This federal label is required to ship across state lines.
This federal label is required to ship across state lines. Courtesy of Will Holder.

If you plan on having your product cross state lines, you have to have a federal label. A federal label can only come from a federally inspected plant. Your label is attached to your processing plant. For instance, we have a separate label for our jerky and marinated roasts than for our other beef products. They look almost the same. The only difference is the establishment number in the circle in the lower-right corner. That’s it. The plant that does your processing will apply to the federal government for your label. You need to have the artwork created – preferably on a computer, so that changes can be made easily – then give it to your processing house to have it approved.
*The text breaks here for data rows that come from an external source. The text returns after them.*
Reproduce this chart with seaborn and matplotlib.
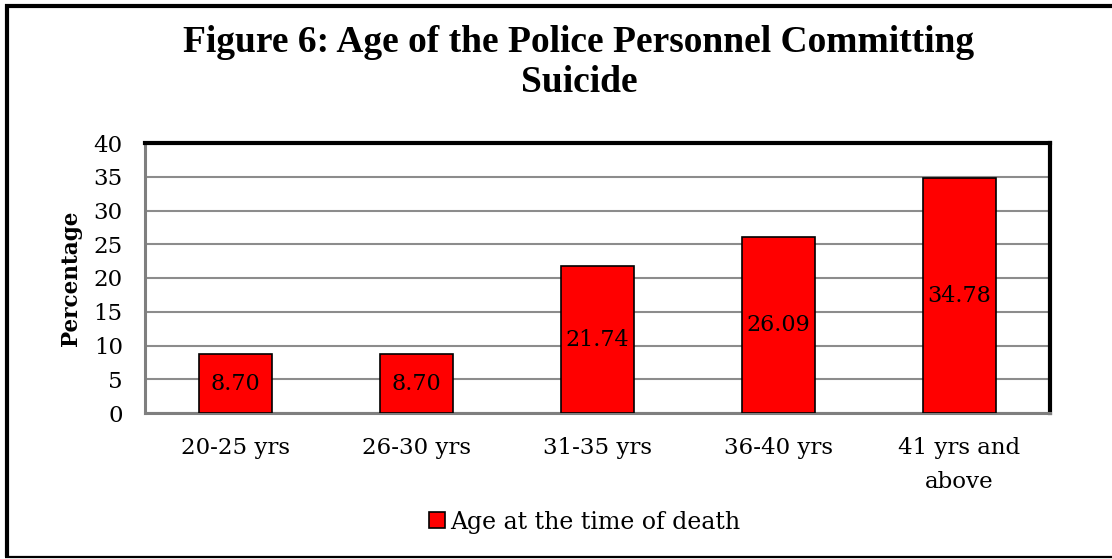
import matplotlib
matplotlib.use("Agg")
import matplotlib.pyplot as plt
from matplotlib.lines import Line2D
import seaborn as sns
import pandas as pd

categories = ["20-25 yrs", "26-30 yrs", "31-35 yrs", "36-40 yrs", "41 yrs and\nabove"]
percentages = [8.70, 8.70, 21.74, 26.09, 34.78]
series_name = "Age at the time of death"
y_ticks = [0, 5, 10, 15, 20, 25, 30, 35, 40]

df = pd.DataFrame({"Age group": categories, "Percentage": percentages, "Series": series_name})

sns.set_theme(style="white")
plt.rcParams["font.family"] = ["DejaVu Serif"]
plt.rcParams["text.color"] = "black"
plt.rcParams["xtick.color"] = "#8c8c8c"
plt.rcParams["ytick.color"] = "#8c8c8c"
plt.rcParams["xtick.labelcolor"] = "black"
plt.rcParams["ytick.labelcolor"] = "black"
plt.rcParams["axes.labelcolor"] = "black"

W, H = 1112, 559
fig = plt.figure(figsize=(W / 100, H / 100), dpi=100)
ax = fig.add_axes([145 / W, 1 - 413 / H, (1050 - 145) / W, (413 - 143) / H])

sns.barplot(data=df, x="Age group", y="Percentage", hue="Series", palette=["#ff0000"],
            saturation=1, width=0.4, edgecolor="black", linewidth=1.2, ax=ax, legend=True, zorder=3)

ax.set_ylim(0, 40)
ax.set_xlim(-0.5, len(categories) - 0.5)
ax.set_yticks(y_ticks)
ax.set_yticklabels([str(t) for t in y_ticks], fontsize=16.5)
ax.yaxis.grid(True, color="#8c8c8c", linewidth=1.5, zorder=0)
ax.set_axisbelow(True)

# category labels centred under bars, tick marks on category boundaries
ax.set_xticks(range(len(categories)))
ax.set_xticklabels(categories, fontsize=16.5, linespacing=1.7)
ax.tick_params(axis="x", which="major", length=0, pad=17)
ax.set_xticks([i - 0.5 for i in range(len(categories) + 1)], minor=True)
ax.tick_params(axis="x", which="minor", length=7, width=1.5, direction="out")
ax.tick_params(axis="y", length=7, width=1.5, direction="out", pad=9)

ax.set_xlabel("")
ax.set_ylabel("Percentage", fontsize=15.5, fontweight="bold", labelpad=8)

for side in ["top", "right"]:
    ax.spines[side].set_color("black")
    ax.spines[side].set_linewidth(3)
for side in ["left", "bottom"]:
    ax.spines[side].set_color("#7f7f7f")
    ax.spines[side].set_linewidth(2.2)

for container in ax.containers:
    ax.bar_label(container, labels=[f"{v:.2f}" for v in percentages], label_type="center",
                 fontsize=16, color="black")

leg = ax.legend(loc="center", bbox_to_anchor=(585 / W, 1 - 522 / H), bbox_transform=fig.transFigure,
                frameon=False, fontsize=17, handlelength=0.65, handleheight=0.65, handletextpad=0.25)
for h in leg.legend_handles:
    h.set_edgecolor("black")
    h.set_linewidth(1.2)

title_font = dict(family="Liberation Serif", fontsize=27, fontweight="bold", ha="center", va="center")
fig.text(579 / W, 1 - 42 / H, "Figure 6: Age of the Police Personnel Committing", **title_font)
fig.text(579 / W, 1 - 82 / H, "Suicide", **title_font)

# outer chart frame
frame = dict(transform=fig.transFigure, color="black", solid_capstyle="butt")
fig.add_artist(Line2D([6.5 / W, 6.5 / W], [1 - 4 / H, 1 - 557 / H], linewidth=3, **frame))
fig.add_artist(Line2D([5 / W, 1.0], [1 - 5.5 / H, 1 - 5.5 / H], linewidth=3, **frame))
fig.add_artist(Line2D([5 / W, 1.0], [1 - 557 / H, 1 - 557 / H], linewidth=1.6, **frame))

fig.savefig("out.png", dpi=100, facecolor="white")
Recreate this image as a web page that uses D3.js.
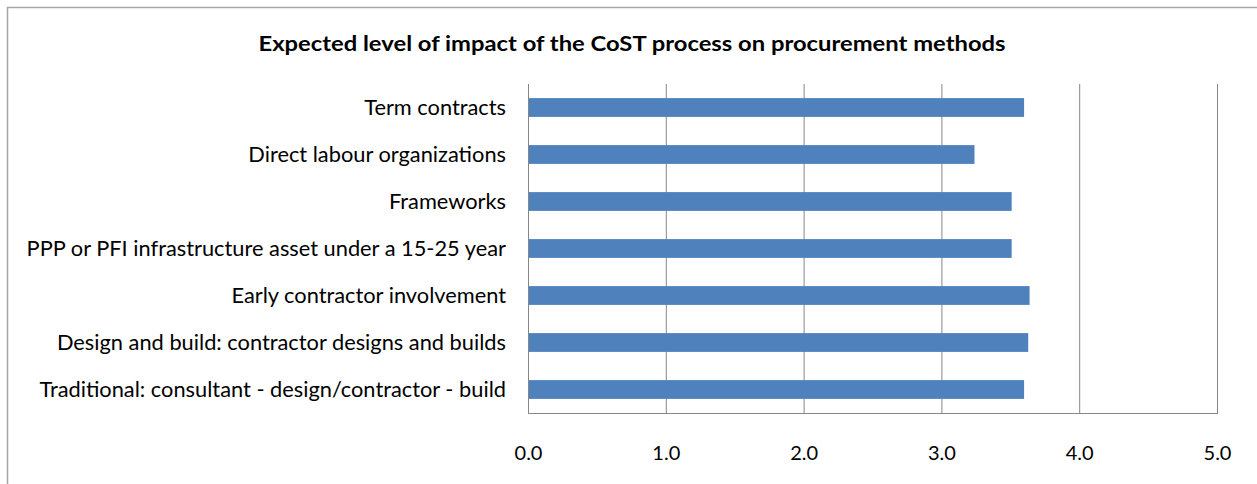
<!DOCTYPE html>
<html>
<head>
<meta charset="utf-8">
<script src="https://cdn.jsdelivr.net/npm/d3@7"></script>
<style>
  html, body { margin: 0; padding: 0; background: #fff; }
  svg { display: block; }
</style>
</head>
<body>
<svg id="chart" width="1257" height="484"></svg>
<script>
// Procurement methods, listed top to bottom
const categories = [
  "Term contracts",
  "Direct labour organizations",
  "Frameworks",
  "PPP or PFI infrastructure asset under a 15-25 year ",
  "Early contractor involvement",
  "Design and build: contractor designs and builds",
  "Traditional: consultant - design/contractor - build"
];
// Mean expected impact score
const values = [3.60, 3.24, 3.51, 3.51, 3.64, 3.63, 3.60];
const tickValues = [0, 1, 2, 3, 4, 5];
const titleText = "Expected level of impact of the CoST process on procurement methods";

const svg = d3.select("#chart");
const W = 1257, H = 484;
const fontFamily = "Lato, 'Open Sans', sans-serif";

// outer chart frame
svg.append("rect")
  .attr("x", 7.5).attr("y", 7.5)
  .attr("width", W + 10).attr("height", H + 10)
  .attr("fill", "#fff")
  .attr("stroke", "#a6a6a6").attr("stroke-width", 1.5);

const plot = { left: 528, right: 1217, top: 84, bottom: 413 };

const x = d3.scaleLinear().domain([0, 5]).range([plot.left, plot.right]);
const y = d3.scaleBand().domain(categories).range([plot.top, plot.bottom]).paddingInner(0.6).paddingOuter(0.3);

// vertical gridlines
svg.append("g")
  .selectAll("line")
  .data(tickValues)
  .join("line")
  .attr("x1", d => x(d) + 0.5).attr("x2", d => x(d) + 0.5)
  .attr("y1", plot.top).attr("y2", plot.bottom)
  .attr("stroke", "#868686").attr("stroke-width", 1);

// bars
svg.append("g")
  .selectAll("rect")
  .data(values)
  .join("rect")
  .attr("x", x(0) + 1)
  .attr("y", (d, i) => y(categories[i]))
  .attr("width", d => x(d) - x(0) - 1)
  .attr("height", y.bandwidth())
  .attr("fill", "#4f81bd");

// bottom axis line
svg.append("line")
  .attr("x1", plot.left).attr("x2", plot.right + 1)
  .attr("y1", plot.bottom + 0.5).attr("y2", plot.bottom + 0.5)
  .attr("stroke", "#868686");

// x tick labels
const xAxis = d3.axisBottom(x).tickValues(tickValues).tickFormat(d3.format(".1f")).tickSize(0).tickPadding(0);
const gx = svg.append("g").attr("transform", `translate(0, ${plot.bottom + 47})`).call(xAxis);
gx.select(".domain").remove();
gx.selectAll("text")
  .attr("font-family", fontFamily).attr("font-size", 20).attr("fill", "#000")
  .attr("dy", "0");

// category labels
const yAxis = d3.axisLeft(y).tickSize(0).tickPadding(0);
const gy = svg.append("g").attr("transform", `translate(${plot.left - 22}, 0)`).call(yAxis);
gy.select(".domain").remove();
gy.selectAll("text")
  .attr("font-family", fontFamily).attr("font-size", 21.8).attr("fill", "#000")
  .attr("dy", "0.34em");

// title
svg.append("text")
  .attr("x", 632).attr("y", 51)
  .attr("text-anchor", "middle")
  .attr("font-family", fontFamily).attr("font-weight", "bold").attr("font-size", 21)
  .attr("textLength", 747).attr("lengthAdjust", "spacingAndGlyphs")
  .attr("fill", "#000")
  .text(titleText);
</script>
</body>
</html>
Some plants will provide this service for you, usually at no charge.

Obtaining approval on your label can take as little as 10 days, or many months, depending on how out of the ordinary your label is and the experience of the processing company.

When we applied for our first federal label, it took quite a while. Our processing house had never applied for a label with anything strange like natural on it. Even adding that fairly innocuous word apparently makes the feds nervous. Our label kept being rejected over and over, and we couldn’t figure out why.

Finally, out of desperation, we hired a label expediter to help get our label through. An expediter is a person who knows all the guys in Washington who fret over the terms like natural and organic and hormone-free. He gets paid a lot of money for knowing where their offices are and what questions to ask when they tell him that your label was rejected. And, most amazing, he can tell you exactly what to change so that the label will pass. After months and months of going around and around with our label, it turned out that what was wrong was frustratingly simple. We stated on the label – “Keep Refrigerated or Frozen.” It turns out that we can say, “Keep Refrigerated” or “Keep Frozen,” but not both. How could we have been so misinformed? Actually, in the end it was not really very expensive (a couple hundred dollars), and we should have hired the expediter a lot sooner.

While I would never claim to entirely understand the label approval office, they seem to be getting more user-friendly. You can find out more about labels and getting your approval at www.fsis.USDA.gov/home. If you want to sell your product as certified organic, your label as well as your processing plant also will have to be approved by your state or third party certifier.

The easy thing to do is to team up with a processing house with experience dealing with natural or organic labels or copy one that has already been approved. Don’t try to do your advertising with your product label. You will never win in a battle with federal regulators. Make all your claims on your point-of-purchase material or your product literature, not on your federal label. Anything that you say on your federal label has to be approved by the feds. That is time-consuming, at best.

If you want to say that your beef is better for you, say it in your brochures. If you want to say that your beef is tender, say it in your brochures. If you put it in your brochures, it’s just your business. If it’s on your federal label, it’s the feds’ business.

LABEL SOURCES

When you’re first starting out, especially when you are still deciding what your product mix will be, go to a small printing company for your labels. You want to order pressure-sensitive labels that come on continuous-feed rolls. Your quantities will be too small for a regular label company to be cost-effective. Most small printing companies sub-contract with a to-the-trade-only label printer.

Make all your labels the same color (although you can create screens of one color for more visual interest) and try to do them all at once. You may have different quantities of each – 1,000 stew beef labels, 500 sirloin steak labels, 500 tenderloin steak labels, and 3,000 ground beef labels. Go with a standard size, as custom sizes are a lot more expensive. Sizes usually run in 1-inch increments. 

When your volume is higher (such as 10,000 labels or more), deal directly with a label printing company. Most major metropolitan areas have one or two. Look in the yellow pages. Get bids from two or three if possible. Make sure to give them the following information: quantity of each label, total quantity, size, ink color, color of stock (the paper that the labels are printed on), whether the labels need to be waterproof, and delivery location. Expect a four-week turnaround time.